On that plane ride across the ocean, I leave half of myself behind and dig out my other half buried deep within. I roll my inner dice to the “other me.” This can feel inconsistent, like I’m leading a double (or triple, or quadruple) life as I transition from my host country to my passport country, and then back again.

Is this normal for TCKs? I thought. Is this just me? I wondered.

My type-A personality proceeded to the do the norm: research it.

I consulted with the TCK experts. What I discovered was quite interesting.

Flipping Faces

In their book Growing up Among Worlds, David Pollock and Ruth Van Reken explain that TCKs “intuitively conform” to their current, cultural “system.” (A.K.A. Inner dice and cultural faces are normal for TCKs.
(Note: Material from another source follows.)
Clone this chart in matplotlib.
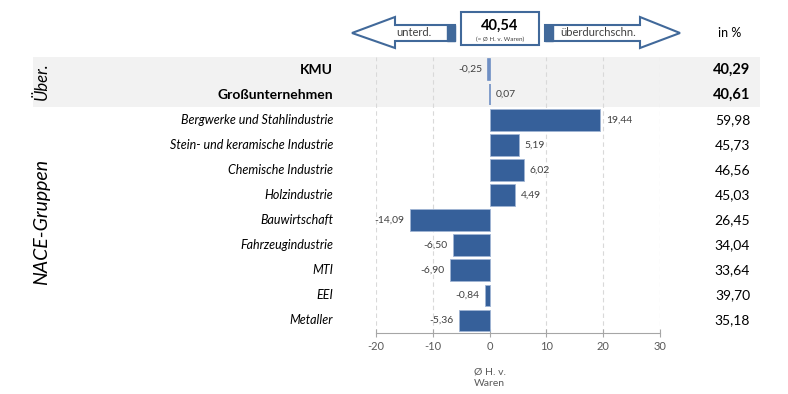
import matplotlib
matplotlib.use("Agg")
import matplotlib.pyplot as plt
from matplotlib.patches import Rectangle, Polygon
from matplotlib.transforms import blended_transform_factory

plt.rcParams['font.family'] = ['Lato', 'DejaVu Sans']

categories = ["KMU", "Großunternehmen", "Bergwerke und Stahlindustrie",
              "Stein- und keramische Industrie", "Chemische Industrie",
              "Holzindustrie", "Bauwirtschaft", "Fahrzeugindustrie", "MTI",
              "EEI", "Metaller"]
deviation = [-0.25, 0.07, 19.44, 5.19, 6.02, 4.49, -14.09, -6.50, -6.90, -0.84, -5.36]
share_pct = [40.29, 40.61, 59.98, 45.73, 46.56, 45.03, 26.45, 34.04, 33.64, 39.70, 35.18]
summary_rows = 2
average = "40,54"
xticks = [-20, -10, 0, 10, 20, 30]

W, H = 788, 394
fig = plt.figure(figsize=(W / 100, H / 100), dpi=100)
fig.patch.set_facecolor("white")

def fx(px):
    return px / W

def fy(py):
    return 1 - py / H

ax = fig.add_axes([fx(376), fy(333), fx(660) - fx(376), fy(57) - fy(333)])
ax.patch.set_alpha(0)
n = len(categories)
ax.set_xlim(-20, 30)
ax.set_ylim(n - 0.5, -0.5)

# grey band behind summary rows
bt = blended_transform_factory(fig.transFigure, ax.transData)
ax.add_patch(Rectangle((fx(33), -0.5), fx(760) - fx(33), summary_rows,
                       transform=bt, facecolor="#f2f2f2", edgecolor="none",
                       clip_on=False, zorder=0))

for t in xticks:
    if t != 0:
        ax.axvline(t, color="#d9d9d9", lw=0.8, ls=(0, (4, 3)), zorder=0.5)

main_col = "#36609a"
light_col = "#6f8fc4"
fmt = lambda v: f"{v:.2f}".replace(".", ",")

for i, (cat, v, s) in enumerate(zip(categories, deviation, share_pct)):
    summary = i < summary_rows
    ax.barh(i, v, height=0.86, color=light_col if summary else main_col,
            edgecolor=light_col if summary else "#9fb4d4",
            lw=1.2 if summary else 0.6, zorder=2)
    off = 1.0
    if v >= 0:
        ax.text(v + off, i, fmt(v), ha="left", va="center", fontsize=7.5,
                color="#404040", zorder=3)
    else:
        ax.text(v - off, i, fmt(v), ha="right", va="center", fontsize=7.5,
                color="#404040", zorder=3)
    ax.text(fx(333), i, cat, transform=bt, ha="right", va="center",
            fontsize=10 if summary else 9,
            fontweight="bold" if summary else "normal",
            fontstyle="normal" if summary else "italic", color="#000000")
    ax.text(fx(750), i, fmt(s), transform=bt, ha="right", va="center",
            fontsize=10.5 if summary else 10,
            fontweight="bold" if summary else "normal", color="#000000")

ax.set_yticks([])
for sp in ["top", "left", "right"]:
    ax.spines[sp].set_visible(False)
ax.spines["bottom"].set_color("#a6a6a6")
ax.set_xticks(xticks)
ax.set_xticklabels([str(t) for t in xticks])
ax.tick_params(axis="x", direction="inout", length=6, color="#a6a6a6",
               labelsize=8, labelcolor="#595959", pad=3)
ax.text(0, fy(378), "Ø H. v.\nWaren", transform=blended_transform_factory(ax.transData, fig.transFigure),
        ha="center", va="center", fontsize=7.5, color="#595959", linespacing=1.3)

# side group labels
fig.text(fx(42), fy(81), "Über.", rotation=90, ha="center", va="center",
         fontsize=12, fontstyle="italic", color="#000000")
fig.text(fx(42), fy(222), "NACE-Gruppen", rotation=90, ha="center", va="center",
         fontsize=14, fontstyle="italic", color="#000000")

# header arrows and box
edge = "#41699a"
def P(pts):
    return [(fx(x), fy(y)) for x, y in pts]

left_arrow = P([(352, 33), (395, 17), (395, 25), (455, 25), (455, 41), (395, 41), (395, 48)])
fig.patches.append(Polygon(left_arrow, closed=True, transform=fig.transFigure,
                           facecolor="white", edgecolor=edge, lw=1.5))
fig.patches.append(Rectangle((fx(447), fy(41)), fx(455) - fx(447), fy(25) - fy(41),
                             transform=fig.transFigure, facecolor=edge, edgecolor=edge))
fig.text(fx(414), fy(33), "unterd.", ha="center", va="center", fontsize=8, color="#404040")

right_arrow = P([(680, 33), (640, 17), (640, 25), (545, 25), (545, 41), (640, 41), (640, 48)])
fig.patches.append(Polygon(right_arrow, closed=True, transform=fig.transFigure,
                           facecolor="white", edgecolor=edge, lw=1.5))
fig.patches.append(Rectangle((fx(545), fy(41)), fx(553) - fx(545), fy(25) - fy(41),
                             transform=fig.transFigure, facecolor=edge, edgecolor=edge))
fig.text(fx(598), fy(33), "überdurchschn.", ha="center", va="center", fontsize=8, color="#404040")

fig.patches.append(Rectangle((fx(461), fy(45)), fx(539) - fx(461), fy(12) - fy(45),
                             transform=fig.transFigure, facecolor="white", edgecolor=edge, lw=1.5))
fig.text(fx(500), fy(26), average, ha="center", va="center", fontsize=10.5,
         fontweight="bold", color="#000000")
fig.text(fx(500), fy(39), "(= Ø H. v. Waren)", ha="center", va="center",
         fontsize=4.5, color="#404040")

fig.text(fx(730), fy(33), "in %", ha="center", va="center", fontsize=9, color="#000000")

fig.savefig("out.png", dpi=100, facecolor="white")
Woohoo!)

They write, “TCKs can go along with how life works in [each] system and it doesn’t conflict with how they think, what they like to do, what they want to be, or most important, who they are by their very nature. There is room in [each] system to express who they are at this core.”

I realized something about dice: each side of a dice still reflects the dice itself. Each side of a dice is essential in order for a dice to be complete and whole.

Each of my cultural faces still reflects me. Each face is essential in order for me to be complete and whole.

Variations of me are okay.

My cultural experiences, which have created the “faces” of my personality, are a part of who I am. I’m not being inauthentic when I change cultural faces.

I’m simply allowing a different face within me to surface—the face that connects most with those is my cultural context. I’m still me deep down, with the same dreams, thoughts, and nature.

My inner dice isn’t a sign of inconsistency. My inner dice is the key to cultural conformity and connection—an essential mechanism for the globally-mobile.

Instead of split-personality paranoia, I’m realizing this inner dice is a gift as I transition back and forth between my two worlds.